The recruits will receive the pension contributions the trust would have made on their behalf as part of their salary, as well as retaining the contributions they would usually make themselves.

This could amount to a 12.5% salary rise, according to the trust, and the pilot scheme is designed to encourage nurses to take up substantive roles instead of working for agencies.

Criticism of the scheme

RCN general secretary Janet Davies warned the move was 'asking people to neglect their futures'.

The trust has 240 whole time equivalent (WTE) band 5 nurse vacancies, a vacancy rate of 23%, and 60 WTE band 6 nurse vacancies, a rate of 12%.

It is aiming to cut down on its dependency on agency nurses through the opt out incentive, part of a wider recruitment campaign.

Both the RCN and Unison have criticised the move, staging a protest at the trust’s Lister Hospital in Stevenage today.

Union reps handed out leaflets highlighting the risks in opting out of the NHS pension scheme, waving flags and placards by the hospital's main entrance. 

NHS pensions at risk

Unison said it had reported the trust to the NHS Pensions Board and the Pensions Regulator because it believes the trust is ‘inducing’ staff to opt out of the pension scheme.

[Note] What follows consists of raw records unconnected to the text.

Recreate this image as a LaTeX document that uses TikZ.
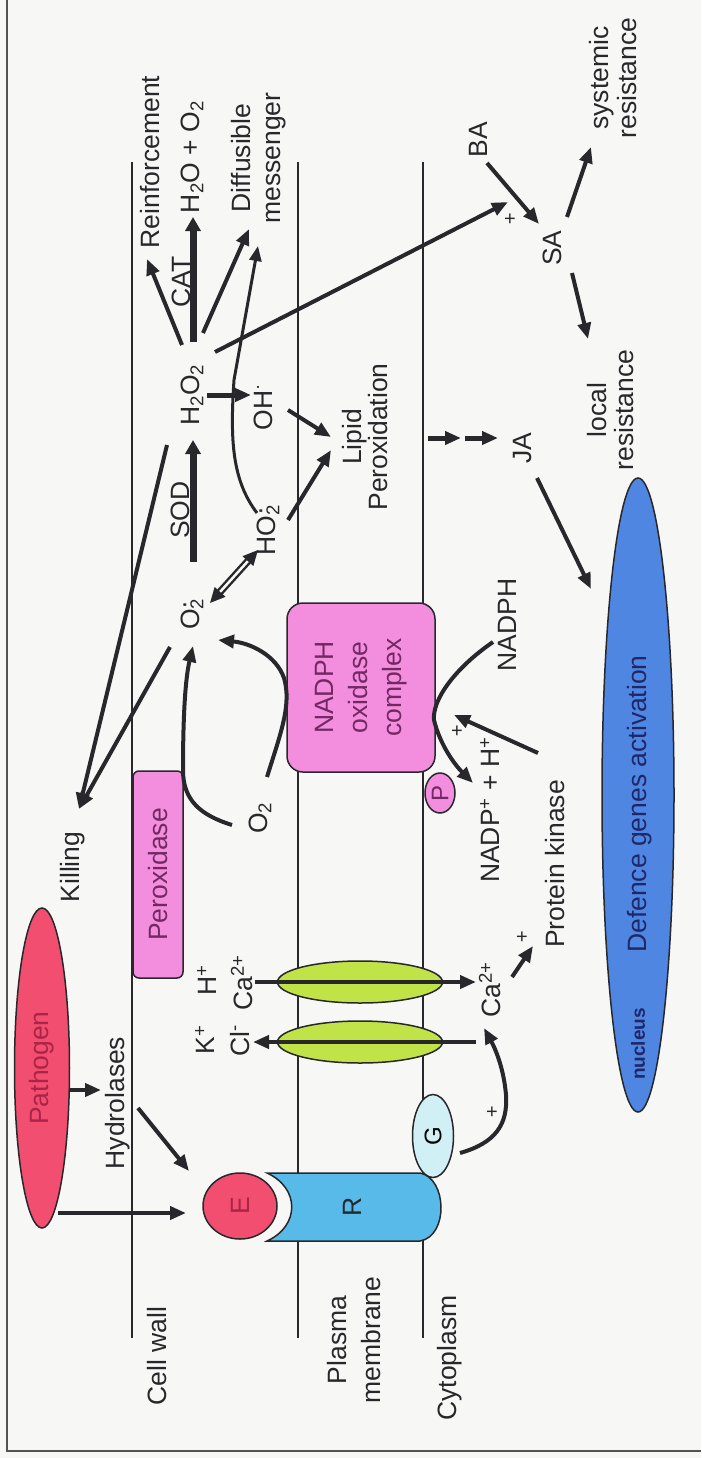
\documentclass[tikz,border=0pt]{standalone}
\usepackage{fontspec}
\setmainfont{Liberation Sans}
\usetikzlibrary{shapes.geometric,arrows.meta}

\definecolor{bg}{RGB}{247,247,245}
\definecolor{ink}{RGB}{40,40,44}
\definecolor{pathred}{RGB}{242,78,112}
\definecolor{pathtxt}{RGB}{170,36,72}
\definecolor{pinkbox}{RGB}{243,142,222}
\definecolor{pinktxt}{RGB}{115,40,100}
\definecolor{recblue}{RGB}{88,186,232}
\definecolor{gpale}{RGB}{208,240,246}
\definecolor{chgreen}{RGB}{192,228,72}
\definecolor{nucblue}{RGB}{78,134,226}
\definecolor{nuctxt}{RGB}{30,40,105}

\newcommand{\fsz}[2]{\fontsize{#1}{#2}\selectfont}
% radical dot over a subscript 2
\newcommand{\rad}{\rlap{\raisebox{0.25em}{·}}\textsubscript{2}}

\begin{document}
\begin{tikzpicture}[x=1pt,y=-1pt,
  txt/.style={rotate=90,inner sep=0pt,align=center,text=ink,font=\fsz{26.5}{28}},
  plus/.style={inner sep=0pt,text=ink,font=\fsz{20}{20}},
  memline/.style={draw=ink,line width=2pt},
  arr/.style={draw=ink,line width=4pt,-{Triangle[length=16pt,width=13pt]}},
  thinarr/.style={draw=ink,line width=3pt,-{Triangle[length=15pt,width=12pt]}},
  fatarr/.style={draw=ink,line width=7pt,-{Triangle[length=14pt,width=15pt]}},
  blob/.style={ellipse,draw=ink,line width=1.5pt,inner sep=0pt},
  pbox/.style={rectangle,draw=ink,line width=1.5pt,fill=pinkbox,text=pinktxt,
    inner sep=0pt,align=center,font=\fsz{26.5}{34}},
]
\fill[bg] (0,0) rectangle (701,1458);
\useasboundingbox (0,0) rectangle (701,1458);

% outer frame
\draw[draw=ink!80,line width=2pt] (7,0) -- (7,1451) -- (701,1451);

% cell wall and plasma membrane
\draw[memline] (132,162) -- (132,1338);
\draw[memline] (298,162) -- (298,1338);
\draw[memline] (423,162) -- (423,1338);

% region labels
\node[txt] (cellwall) at (157,1356) {Cell wall};
\node[txt,font=\fsz{26.5}{34}] (plasma) at (354,1340) {Plasma\\membrane};
\node[txt] (cyto) at (450,1358) {Cytoplasm};

% pathogen
\node[blob,rotate=90,fill=pathred,text=pathtxt,font=\fsz{26.5}{28},
  minimum width=320pt,minimum height=55pt] (pathogen) at (42,1068) {Pathogen};
\node[txt] (hydro) at (118,1103) {Hydrolases};

% receptor R with elicitor E and G protein
\draw[draw=ink,line width=1.5pt,fill=recblue]
  (267,1173) -- (420,1173) .. controls (447,1178) and (449,1236) .. (420,1241)
  -- (267,1241) .. controls (300,1226) and (300,1188) .. cycle;
\node[txt,text=ink] (R) at (352,1207) {R};
\node[blob,rotate=90,fill=pathred,text=pathtxt,font=\fsz{26.5}{28},
  minimum width=66pt,minimum height=74pt] (E) at (240,1206) {E};
\node[blob,rotate=90,fill=gpale,font=\fsz{24}{26},
  minimum width=83pt,minimum height=41pt] (G) at (433,1136) {G};

% ion channels
\node[blob,fill=chgreen,minimum width=165pt,minimum height=42pt] (chCa) at (360,982) {};
\node[blob,fill=chgreen,minimum width=165pt,minimum height=42pt] (chCl) at (360,1042) {};
\node[txt] (Hp) at (207,980) {H\textsuperscript{+}};
\node[txt] (CaL) at (242,983) {Ca\textsuperscript{2+}};
\node[txt] (Kp) at (205,1040) {K\textsuperscript{+}};
\node[txt] (Clm) at (240,1041) {Cl\textsuperscript{-}};
\node[txt] (CaR) at (490,990) {Ca\textsuperscript{2+}};
\node[txt] (pk) at (555,864) {Protein kinase};

% peroxidase and NADPH oxidase
\node[pbox,rotate=90,rounded corners=6pt,minimum width=207pt,minimum height=50pt]
  (perox) at (158,874.5) {Peroxidase};
\node[pbox,rotate=90,rounded corners=16pt,minimum width=169pt,minimum height=148pt]
  (nox) at (361,687.5) {NADPH\\oxidase\\complex};
\node[blob,rotate=90,fill=pinkbox,text=pinktxt,font=\fsz{24}{26},
  minimum width=40pt,minimum height=30pt] (P) at (440,793) {P};
\node[txt] (nadph) at (507,625) {NADPH};
\node[txt] (nadp) at (490,810) {NADP\textsuperscript{+} + H\textsuperscript{+}};

% reactive oxygen species
\node[txt] (killing) at (73,867) {Killing};
\node[txt] (O2) at (260,818) {O\textsubscript{2}};
\node[txt] (O2r) at (192,614) {O\rad};
\node[txt] (HO2) at (268,530) {HO\rad};
\node[txt] (SOD) at (180,510) {SOD};
\node[txt] (H2O2) at (192,395) {H\textsubscript{2}O\textsubscript{2}};
\node[txt] (OH) at (263,407) {OH\textsuperscript{·}};
\node[txt,font=\fsz{26.5}{26}] (lipid) at (365,437) {Lipid\\Peroxidation};
\node[txt] (JA) at (523,448) {JA};
\node[txt,font=\fsz{26.5}{27}] (local) at (611,410) {local\\resistance};
\node[txt] (reinf) at (150,162) {Reinforcement};
\node[txt] (CAT) at (181,282) {CAT};
\node[txt] (water) at (192,157) {H\textsubscript{2}O + O\textsubscript{2}};
\node[txt,font=\fsz{26.5}{30}] (diff) at (259,158) {Diffusible\\messenger};
\node[txt] (BA) at (478,140) {BA};
\node[txt] (SA) at (552,248) {SA};
\node[txt,font=\fsz{26.5}{28}] (syst) at (613,78) {systemic\\resistance};

% nucleus
\node[blob,rotate=90,fill=nucblue,minimum width=634pt,minimum height=72pt] (nucleus) at (638,795) {};
\node[txt,text=nuctxt] (defence) at (640,804) {Defence genes activation};
\node[txt,text=nuctxt,font=\fsz{19}{20}\bfseries] (nuclab) at (638,1044) {nucleus};

% plus signs
\node[plus] (p1) at (510,220) {+};
\node[plus] (p2) at (457,732) {+};
\node[plus] (p3) at (522,938) {+};
\node[plus] (p4) at (492,1113) {+};

% connector ports
\coordinate (pathE1) at (58,1213);   \coordinate (pathE2) at (186,1213);
\coordinate (pathH1) at (70,1090);   \coordinate (pathH2) at (101,1090);
\coordinate (hydE1) at (138,1108);   \coordinate (hydE2) at (189,1171);
\coordinate (gOut) at (460,1153);    \coordinate (caIn) at (484,1028);
\coordinate (caA1) at (255,982);     \coordinate (caA2) at (476,982);
\coordinate (clA1) at (476,1042);    \coordinate (clA2) at (253,1042);
\coordinate (caPk1) at (512,977);    \coordinate (caPk2) at (533,946);
\coordinate (pkN1) at (538,753);     \coordinate (pkN2) at (454,715);
\coordinate (nadIn) at (493,642);    \coordinate (nadOut) at (473,783);
\coordinate (o2a) at (232,825);      \coordinate (o2rIn) at (193,646);
\coordinate (o2b) at (267,777);      \coordinate (o2rIn2) at (218,640);
\coordinate (o2rK) at (170,647);     \coordinate (h2o2K) at (167,445);
\coordinate (killIn) at (79,809);
\coordinate (dis1) at (210,603);     \coordinate (dis2) at (258,550);
\coordinate (sod1) at (193,562);     \coordinate (sod2) at (193,440);
\coordinate (hoh1) at (207,395);     \coordinate (hoh2) at (251,395);
\coordinate (ho2a) at (257,513);     \coordinate (diffIn2) at (258,246);
\coordinate (ho2L) at (288,520);     \coordinate (lipIn1) at (331,450);
\coordinate (ohL) at (288,410);      \coordinate (lipIn2) at (331,437);
\coordinate (hR1) at (182,345);      \coordinate (hR2) at (147,259);
\coordinate (cat1) at (193,342);     \coordinate (cat2) at (193,217);
\coordinate (hD1) at (203,333);      \coordinate (hD2) at (249,229);
\coordinate (hS1) at (215,352);      \coordinate (hS2) at (508,202);
\coordinate (baS1) at (487,163);     \coordinate (baS2) at (539,224);
\coordinate (saS1) at (567,217);     \coordinate (saS2) at (591,147);
\coordinate (saL1) at (572,273);     \coordinate (saL2) at (588,339);
\coordinate (lj1) at (428,438);      \coordinate (lj2) at (461,438);
\coordinate (lj3) at (465,438);      \coordinate (lj4) at (498,438);
\coordinate (jaD1) at (537,478);     \coordinate (jaD2) at (591,589);

% signalling at the membrane
\draw[arr] (pathE1) -- (pathE2);
\draw[arr] (pathH1) -- (pathH2);
\draw[arr] (hydE1) -- (hydE2);
\draw[arr] (gOut) .. controls (495,1143) and (508,1125) .. (506,1095)
  .. controls (504,1070) and (496,1050) .. (caIn);
\draw[arr] (caA1) -- (caA2);
\draw[arr] (clA1) -- (clA2);
\draw[arr] (caPk1) -- (caPk2);
\draw[arr] (pkN1) -- (pkN2);
\draw[arr] (nadIn) .. controls (455,668) and (432,700) .. (434,720)
  .. controls (440,745) and (455,765) .. (nadOut);

% oxidative burst
\draw[arr] (o2a) .. controls (200,815) and (183,800) .. (183,770)
  .. controls (183,720) and (185,680) .. (o2rIn);
\draw[arr] (o2b) .. controls (280,735) and (292,705) .. (284,678)
  .. controls (276,655) and (250,643) .. (o2rIn2);
\draw[arr] (o2rK) -- (killIn);
\draw[arr] (h2o2K) -- (killIn);
\draw[draw=ink,line width=2.4pt,double=bg,double distance=2.5pt,
  {Triangle[length=15pt,width=14pt]}-{Triangle[length=15pt,width=14pt]}] (dis1) -- (dis2);
\draw[fatarr] (sod1) -- (sod2);
\draw[arr,line width=5pt] (hoh1) -- (hoh2);
\draw[thinarr] (ho2a) .. controls (232,480) and (230,440) .. (234,380) -- (diffIn2);
\draw[arr] (ho2L) -- (lipIn1);
\draw[arr] (ohL) -- (lipIn2);
\draw[arr] (hR1) -- (hR2);
\draw[fatarr] (cat1) -- (cat2);
\draw[arr] (hD1) -- (hD2);
\draw[arr] (hS1) -- (hS2);

% salicylic and jasmonic acid pathways
\draw[arr] (baS1) -- (baS2);
\draw[arr] (saS1) -- (saS2);
\draw[arr] (saL1) -- (saL2);
\draw[arr,line width=5pt] (lj1) -- (lj2);
\draw[arr,line width=5pt] (lj3) -- (lj4);
\draw[arr] (jaD1) -- (jaD2);
\end{tikzpicture}
\end{document}
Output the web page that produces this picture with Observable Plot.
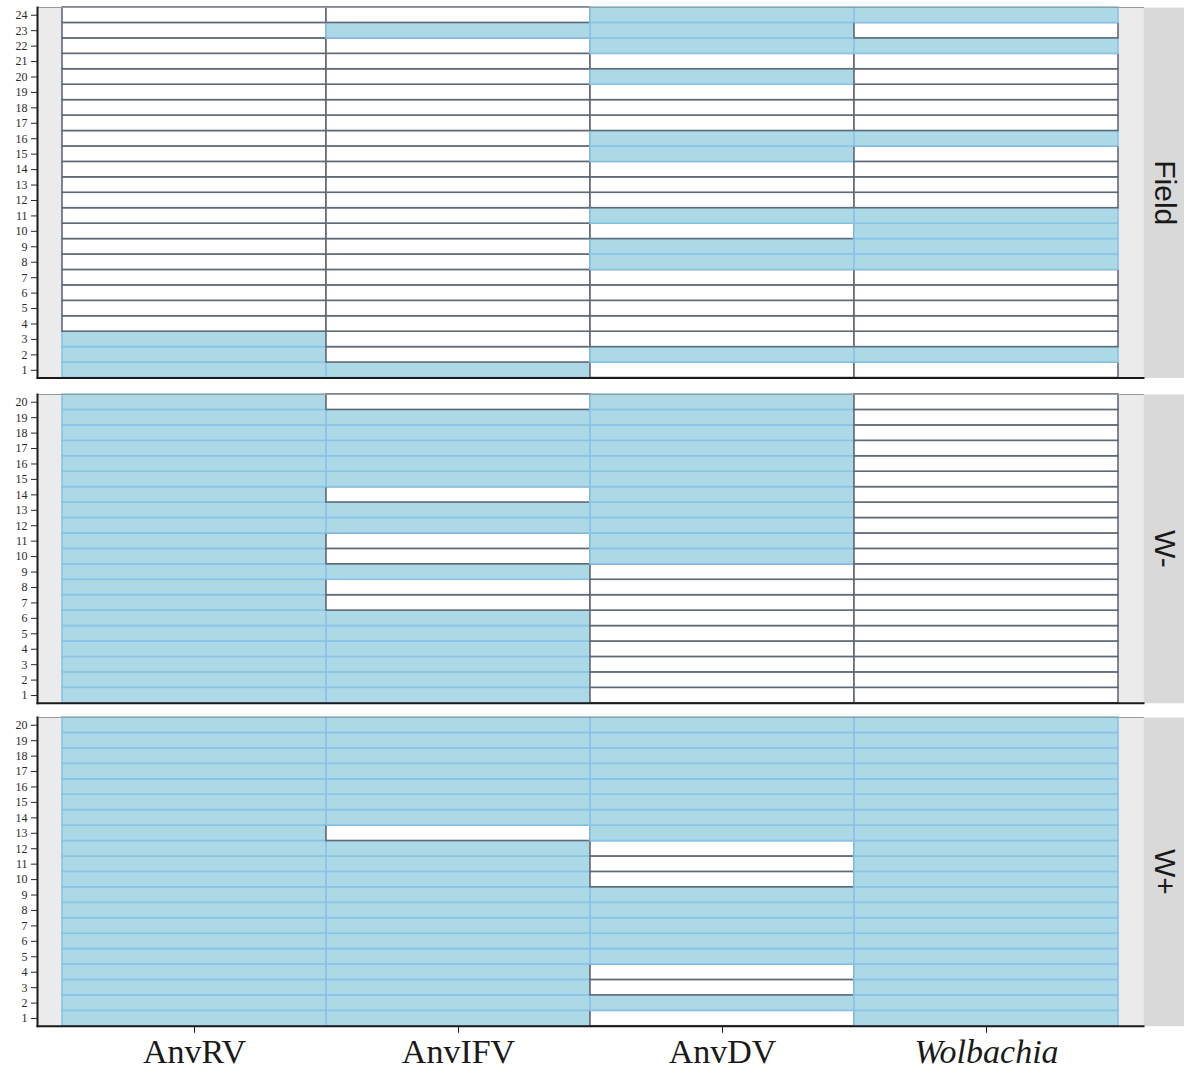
<!DOCTYPE html>
<html>
<head>
<meta charset="utf-8">
<script src="https://cdn.jsdelivr.net/npm/d3@7"></script>
<script src="https://cdn.jsdelivr.net/npm/@observablehq/plot@0.6"></script>
<style>
  html, body { margin: 0; padding: 0; background: #ffffff; }
  #chart svg { display: block; }
</style>
</head>
<body>
<div id="chart"></div>
<script>
// ---- data ----
const viruses = ["AnvRV", "AnvIFV", "AnvDV", "Wolbachia"];
const groups = ["Field", "W-", "W+"];
const sampleCounts = [24, 20, 20];

// 1 = detected (blue), 0 = not detected (white); index 0 = sample 1
const fieldAnvRV     = [1,1,1,0,0,0,0,0,0,0,0,0,0,0,0,0,0,0,0,0,0,0,0,0];
const fieldAnvIFV    = [1,0,0,0,0,0,0,0,0,0,0,0,0,0,0,0,0,0,0,0,0,0,1,0];
const fieldAnvDV     = [0,1,0,0,0,0,0,1,1,0,1,0,0,0,1,1,0,0,0,1,0,1,1,1];
const fieldWolbachia = [0,1,0,0,0,0,0,1,1,1,1,0,0,0,0,1,0,0,0,0,0,1,0,1];

const wMinusAnvRV     = [1,1,1,1,1,1,1,1,1,1,1,1,1,1,1,1,1,1,1,1];
const wMinusAnvIFV    = [1,1,1,1,1,1,0,0,1,0,0,1,1,0,1,1,1,1,1,0];
const wMinusAnvDV     = [0,0,0,0,0,0,0,0,0,1,1,1,1,1,1,1,1,1,1,1];
const wMinusWolbachia = [0,0,0,0,0,0,0,0,0,0,0,0,0,0,0,0,0,0,0,0];

const wPlusAnvRV     = [1,1,1,1,1,1,1,1,1,1,1,1,1,1,1,1,1,1,1,1];
const wPlusAnvIFV    = [1,1,1,1,1,1,1,1,1,1,1,1,0,1,1,1,1,1,1,1];
const wPlusAnvDV     = [0,1,0,0,1,1,1,1,1,0,0,0,1,1,1,1,1,1,1,1];
const wPlusWolbachia = [1,1,1,1,1,1,1,1,1,1,1,1,1,1,1,1,1,1,1,1];

const groupStatus = [
  [fieldAnvRV, fieldAnvIFV, fieldAnvDV, fieldWolbachia],
  [wMinusAnvRV, wMinusAnvIFV, wMinusAnvDV, wMinusWolbachia],
  [wPlusAnvRV, wPlusAnvIFV, wPlusAnvDV, wPlusWolbachia]
];

// ---- styles ----
const BLUE = "#add8e6", BLUE_EDGE = "#88c4ea";
const WHITE = "#ffffff", GRAY_EDGE = "#5f6977";
const W = 1184, ML = 37, MR = 41;
const margins = [[7, 8], [8, 8], [7, 47]];
const totalH = 1073;
const rowPx = (totalH - d3.sum(margins.flat())) / d3.sum(sampleCounts);
const serif = "'Liberation Serif', 'Times New Roman', Times, serif";
const sans = "'Liberation Sans', Arial, Helvetica, sans-serif";

function makePanel(gi) {
  const n = sampleCounts[gi];
  const [mt, mb] = margins[gi];
  const showX = gi === groups.length - 1;
  const data = [];
  viruses.forEach((v, i) => groupStatus[gi][i].forEach((s, j) =>
    data.push({virus: v, sample: j + 1, positive: s === 1})));
  const panelW = W - ML - MR;
  const marks = [
    Plot.frame({fill: "#ebebeb"}),
    Plot.cell(data, {
      x: "virus", y: "sample", inset: 0,
      fill: d => d.positive ? BLUE : WHITE,
      stroke: d => d.positive ? BLUE_EDGE : GRAY_EDGE,
      strokeWidth: 1.6
    }),
    Plot.frame({anchor: "top", stroke: "#9a9a9a", strokeWidth: 1}),
    Plot.frame({fill: "#d9d9d9", insetLeft: panelW, insetRight: -MR}),
    Plot.frame({anchor: "bottom", stroke: "#1a1a1a", strokeWidth: 2}),
    Plot.frame({anchor: "left", stroke: "#1a1a1a", strokeWidth: 2}),
    Plot.axisY({tickSize: 6, tickPadding: 4, fontSize: 12, fontFamily: serif, color: "#2a2a2a", label: null}),
    Plot.text([groups[gi]], {frameAnchor: "right", textAnchor: "middle", dx: 21, rotate: 90, fontSize: 30, fontFamily: sans, fill: "#1a1a1a"})
  ];
  if (showX) {
    marks.push(
      Plot.axisX({tickSize: 7, tickFormat: () => "", color: "#1a1a1a", label: null}),
      Plot.text(viruses.filter(v => v !== "Wolbachia"), {
        x: d => d, frameAnchor: "bottom", lineAnchor: "top", dy: 13,
        fontSize: 34, fontFamily: serif, fill: "#1a1a1a"
      }),
      Plot.text(["Wolbachia"], {
        x: d => d, frameAnchor: "bottom", lineAnchor: "top", dy: 13,
        fontSize: 34, fontFamily: serif, fontStyle: "italic", fill: "#1a1a1a"
      })
    );
  }
  return Plot.plot({
    width: W,
    height: mt + mb + n * rowPx,
    marginLeft: ML, marginRight: MR, marginTop: mt, marginBottom: mb,
    style: {background: "#ffffff", overflow: "visible"},
    x: {type: "band", domain: viruses, padding: 0, round: false, insetLeft: 25, insetRight: 25, axis: null},
    y: {type: "band", domain: d3.range(n, 0, -1), padding: 0, round: false, axis: null},
    color: {type: "identity"},
    marks
  });
}

const container = document.getElementById("chart");
groups.forEach((g, gi) => container.appendChild(makePanel(gi)));
</script>
</body>
</html>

‘The NHS pension scheme will be at risk if other trusts do this and these nurses will need to have a pension when they retire,' Unison head of health (east of England) Tracey Lambert told Nursing Standard.

‘It won’t be me, but my children and grandchildren as taxpayers who will have to provide them with a pension.’

The RCN's Ms Davies added: ‘This ill thought out move asks people to neglect their future and will stop them from making retirement plans.’

Oxleas NHS Foundation Trust, covering south London and Kent, introduced a similar scheme earlier this year, but withdrew it after opposition from trade unions.

Independent financial advice

East and North Hertfordshire NHS Trust director of workforce Thomas Simons said the pay incentive is likely to start from January 1, when the first new recruits to choose it start working for the trust.

The scheme is being piloted for a year and is part of a wider recruitment campaign which includes offering flexible working patterns, different contract types and excellent career progression, he added.

Mr Simons said: ‘Anyone wishing to take up the pension option would need to have taken independent financial advice on the matter.’